Cinque Terre Card: The card (€7.50–18.00 depending on validity) covers trail access and is compulsory for all trails. Buy online in advance for July–August (same-day tickets sometimes sell out). Combined train+card passes are available from La Spezia station. Trail conditions change rapidly after rain — check the park website (parconazionale5terre.it) before starting any trail in autumn/winter.

🌱 Conservation

The Cinque Terre National Park faces the paradox of over-tourism destroying the very landscape that attracted visitors.
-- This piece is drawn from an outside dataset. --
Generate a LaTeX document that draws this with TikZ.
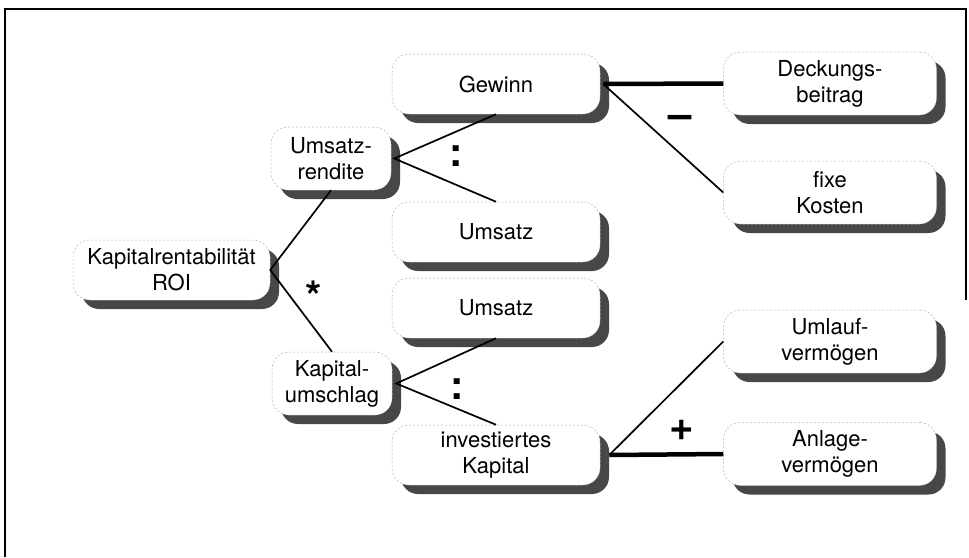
\documentclass[tikz,border=0pt]{standalone}
\usepackage{fontspec}
\setmainfont{TeX Gyre Heros}
\usetikzlibrary{shadows}
\begin{document}
\begin{tikzpicture}[x=1pt,y=-1pt,
  box/.style={rounded corners=17pt, fill=white, draw=black!30, line width=0.5pt,
    dash pattern=on 2pt off 2pt, align=center, inner sep=0pt,
    font=\fontsize{22}{26}\selectfont,
    drop shadow={shadow xshift=9pt, shadow yshift=-9pt, fill=black!72, opacity=1}},
  midbox/.style={box, minimum width=208pt, minimum height=60pt},
  sidebox/.style={box, minimum width=213pt, minimum height=63pt},
  smallbox/.style={box, minimum width=120pt, minimum height=63pt},
  thin/.style={line width=1.7pt},
  thick/.style={line width=4.5pt},
  sym/.style={inner sep=0pt}]
\useasboundingbox (0,0) rectangle (969,557);
% frame, open at the bottom
\draw[line width=2.8pt] (5,557) -- (5,9) -- (966,9) -- (966,300);

% root and first level
\node[box, minimum width=197pt, minimum height=60pt] (roi) at (171.5,270) {Kapitalrentabilität\\ROI};
\node[smallbox] (ur) at (331,158.5) {Umsatz-\\rendite};
\node[smallbox] (ku) at (332,383.5) {Kapital-\\umschlag};

% second level
\node[midbox] (gew) at (496,84) {Gewinn};
\node[midbox] (ums1) at (496,232) {Umsatz};
\node[midbox] (ums2) at (496,308) {Umsatz};
\node[midbox] (inv) at (496,455) {investiertes\\Kapital};

% third level
\node[sidebox] (db) at (830,83.5) {Deckungs-\\beitrag};
\node[sidebox] (fk) at (830,192.5) {fixe\\Kosten};
\node[sidebox] (ulv) at (830,341.5) {Umlauf-\\vermögen};
\node[sidebox] (alv) at (830,454) {Anlage-\\vermögen};

% connectors
\draw[thin] (ur.south) -- (roi.east) -- (ku.north);
\draw[thin] (gew.south) -- ([xshift=3pt]ur.east) -- (ums1.north);
\draw[thin] (ums2.south) -- ([xshift=4pt]ku.east) -- (inv.north);
\draw[thick] ([xshift=3pt]gew.east) -- (db.west);
\draw[thin] ([xshift=3pt]gew.east) -- (fk.west);
\draw[thin] ([xshift=9pt]inv.east) -- (ulv.west);
\draw[thick] ([xshift=9pt]inv.east) -- (alv.west);

% operators
\node[sym, font=\fontsize{42}{42}\selectfont\bfseries] (op1) at (314,296) {*};
\node[sym, font=\fontsize{40}{40}\selectfont\bfseries] (op2) at (456,156) {:};
\node[sym, font=\fontsize{40}{40}\selectfont\bfseries] (op3) at (457,389) {:};
\node[sym, font=\fontsize{42}{42}\selectfont\bfseries] (op4) at (680,122) {–};
\node[sym, font=\fontsize{42}{42}\selectfont\bfseries] (op5) at (682,430) {+};
\end{tikzpicture}
\end{document}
The trails and infrastructure were designed for the historical resident population and low visitor numbers; 2.5 million annual visitors generate soil erosion on the cliff paths, damage to terrace walls from off-trail walking, water and waste management problems in villages with no road access, and a local economy so dominated by short-stay tourism that it can no longer sustain the farming community needed to maintain the terrace system. The terraces require constant maintenance — dry-stone walls that are not maintained collapse within years, and collapsed terraces accelerate the landslides that have damaged several village areas (the 2011 floods caused severe damage to Vernazza and Monterosso).
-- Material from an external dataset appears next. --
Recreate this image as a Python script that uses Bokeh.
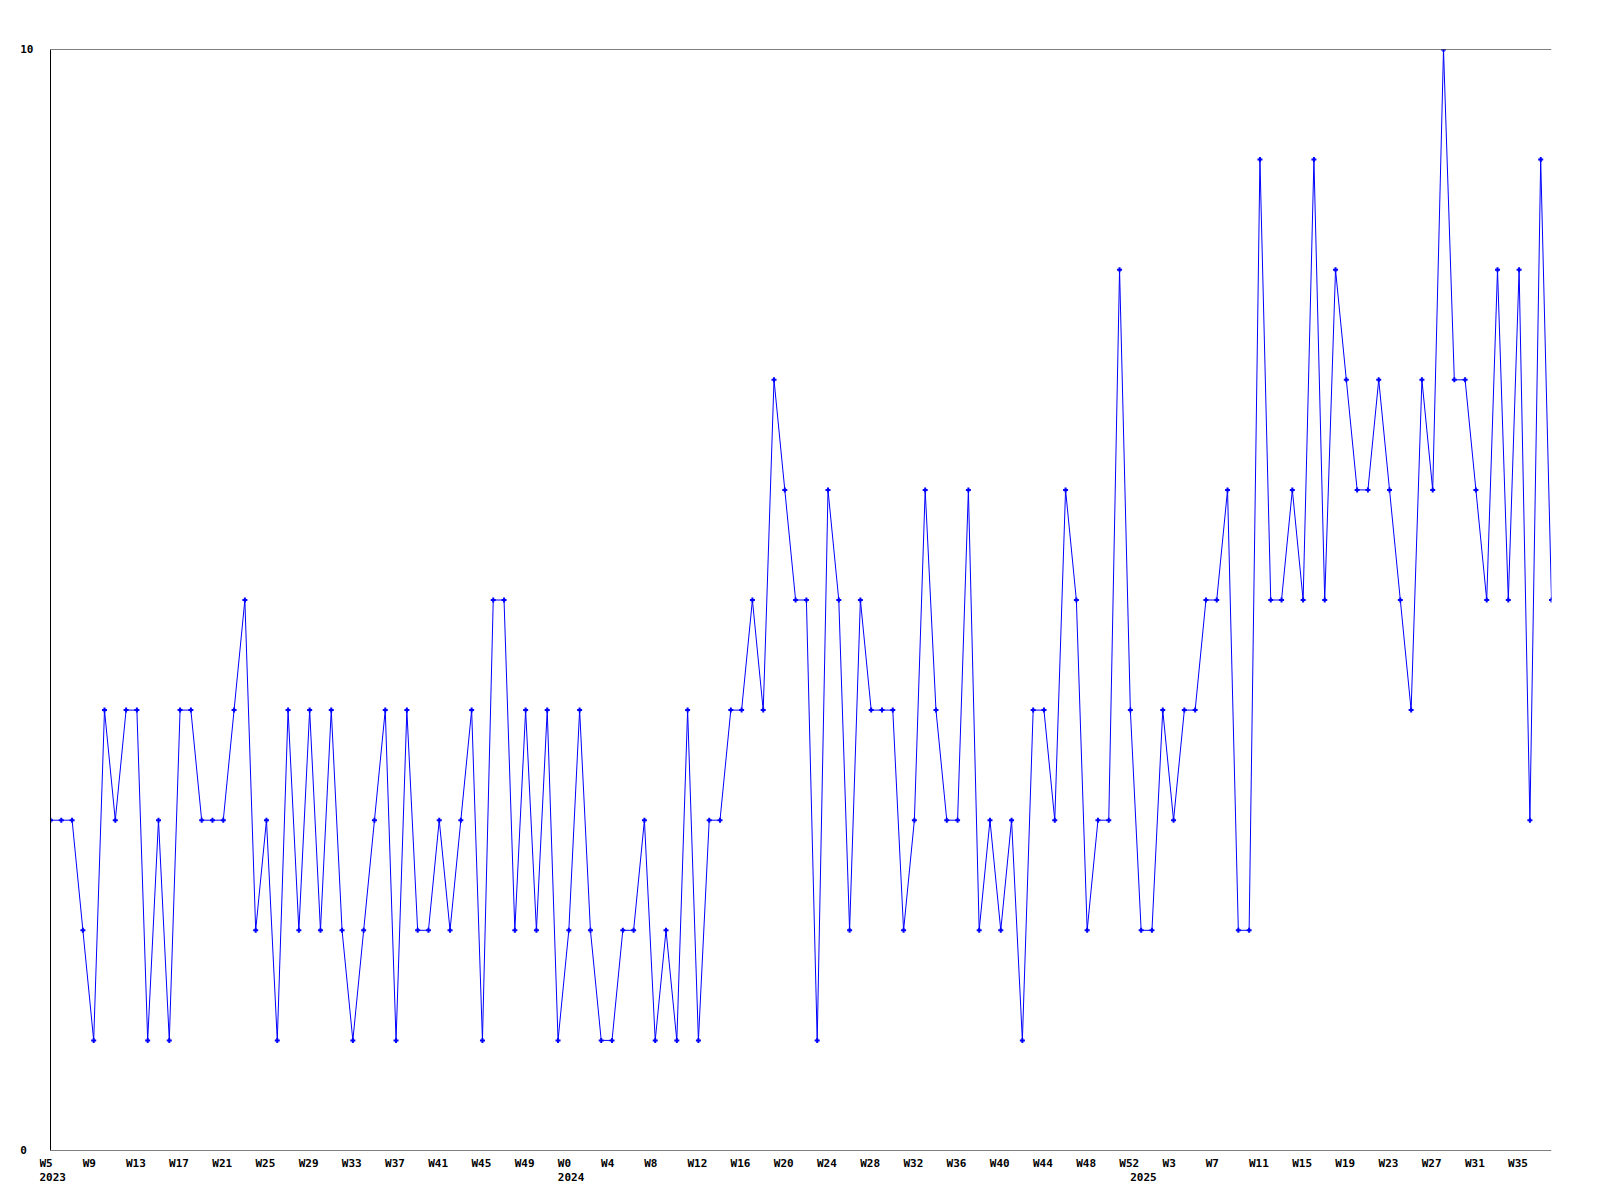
from bokeh.plotting import figure
from bokeh.models import Range1d, FixedTicker, ColumnDataSource, Span
from bokeh.core.properties import value
from bokeh.embed import file_html
from bokeh.resources import INLINE

# weekly counts, 2023 W5 .. 2025 W38
values = [
    3, 3, 3, 2, 1, 4, 3, 4, 4, 1, 3, 1, 4, 4, 3, 3, 3, 4, 5, 2,
    3, 1, 4, 2, 4, 2, 4, 2, 1, 2, 3, 4, 1, 4, 2, 2, 3, 2, 3, 4,
    1, 5, 5, 2, 4, 2, 4, 1, 2, 4, 2, 1, 1, 2, 2, 3, 1, 2, 1, 4,
    1, 3, 3, 4, 4, 5, 4, 7, 6, 5, 5, 1, 6, 5, 2, 5, 4, 4, 4, 2,
    3, 6, 4, 3, 3, 6, 2, 3, 2, 3, 1, 4, 4, 3, 6, 5, 2, 3, 3, 8,
    4, 2, 2, 4, 3, 4, 4, 5, 5, 6, 2, 2, 9, 5, 5, 6, 5, 9, 5, 8,
    7, 6, 6, 7, 6, 5, 4, 7, 6, 10, 7, 7, 6, 5, 8, 5, 8, 3, 9, 5,
]

tick_labels = [
    "W5", "W9", "W13", "W17", "W21", "W25", "W29", "W33", "W37", "W41", "W45", "W49",
    "W0", "W4", "W8", "W12", "W16", "W20", "W24", "W28", "W32", "W36", "W40", "W44", "W48", "W52",
    "W3", "W7", "W11", "W15", "W19", "W23", "W27", "W31", "W35",
]
year_labels = ["2023", "2024", "2025"]
year_week_index = [0, 48, 101]  # position of the first week of each year
y_ticks = [0, 10]

x = list(range(len(values)))
tick_pos = list(range(0, len(values), 4))[:len(tick_labels)]

FONT = "DejaVu Sans Mono"
W = 1571
LEFT, RIGHT = 50, 20
FRAME_W = W - LEFT - RIGHT
PX_PER_WEEK = FRAME_W / (len(values) - 1)
LABEL_SHIFT = 11  # labels start this many px left of their week

# ---- main chart ----
p = figure(width=W, height=1156, output_backend="svg", toolbar_location=None,
           x_range=Range1d(0, len(values) - 1), y_range=Range1d(0, 10),
           x_axis_location=None,
           min_border_left=LEFT, min_border_top=49, min_border_right=RIGHT, min_border_bottom=6)
p.outline_line_color = None
p.grid.visible = False
p.background_fill_color = "white"
p.border_fill_color = "white"

p.line(x, values, line_color="#0000ff", line_width=1)
p.scatter(x, values, marker="cross", size=5, line_color="#0000ff", line_width=2)

# top and bottom frame lines
p.add_layout(Span(location=10, dimension="width", line_color="black", line_width=1))
p.add_layout(Span(location=0, dimension="width", line_color="black", line_width=1))

ya = p.yaxis[0]
ya.ticker = FixedTicker(ticks=y_ticks)
# labels are left-aligned in the original: pad the short one with a figure space
ya.major_label_overrides = {0: "0\u2007", 10: "10"}
ya.axis_line_color = "black"
ya.axis_line_width = 1
ya.major_tick_line_color = None
ya.minor_tick_line_color = None
ya.major_tick_out = 0
ya.major_tick_in = 0
ya.major_label_standoff = 17
ya.major_label_text_font = FONT
ya.major_label_text_font_style = "bold"
ya.major_label_text_font_size = "11px"
ya.major_label_text_color = "black"

# ---- week / year labels strip: same px per week, frame starts LABEL_SHIFT px earlier,
# so each label's left edge sits LABEL_SHIFT px left of its week in the chart ----
q_left = LEFT - LABEL_SHIFT
q = figure(width=W, height=44, output_backend="svg", toolbar_location=None,
           x_range=Range1d(0, len(values) - 1 + LABEL_SHIFT / PX_PER_WEEK), y_range=Range1d(0, 44),
           x_axis_location=None, y_axis_location=None,
           min_border_left=q_left, min_border_top=0, min_border_right=RIGHT, min_border_bottom=0)
q.outline_line_color = None
q.grid.visible = False
q.background_fill_color = "white"
q.border_fill_color = "white"

wk_src = ColumnDataSource(dict(x=tick_pos, y=[44] * len(tick_pos), text=tick_labels))
q.text(x="x", y="y", text="text", source=wk_src,
       text_align="left", text_baseline="top",
       text_font=value(FONT), text_font_style="bold", text_font_size="11px",
       text_color="black")
yr_src = ColumnDataSource(dict(x=year_week_index, y=[28] * len(year_week_index), text=year_labels))
q.text(x="x", y="y", text="text", source=yr_src,
       text_align="left", text_baseline="top",
       text_font=value(FONT), text_font_style="bold", text_font_size="11px",
       text_color="black")

# two separate roots (no frame alignment between them), stacked on the page
open("out.html", "w").write(file_html([p, q], INLINE))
The park's Trail Card system and timed entry at peak periods are attempts to manage visitor flow, but enforcement is inconsistent and visitor numbers continue to grow. The park is trialling a terrace restoration programme that pays workers to rebuild collapsed retaining walls — some funded by Cinque Terre Card revenues. The EU has provided restoration grants under its Cultural Landscape Protection programme. The most critical intervention needed — reducing total visitor numbers through effective timed entry reservation and transport capacity limits — has been politically difficult to implement given the economic dependence of the local economy on tourism revenue.

✨ Conclusion

Cinque Terre is one of Europe's genuine originals — a coastal landscape built by a thousand years of hand-labour on vertical cliff faces that should not exist, photographed more times than almost any other Italian location, and now racing to protect the terrace system and trail network from the weight of its own fame.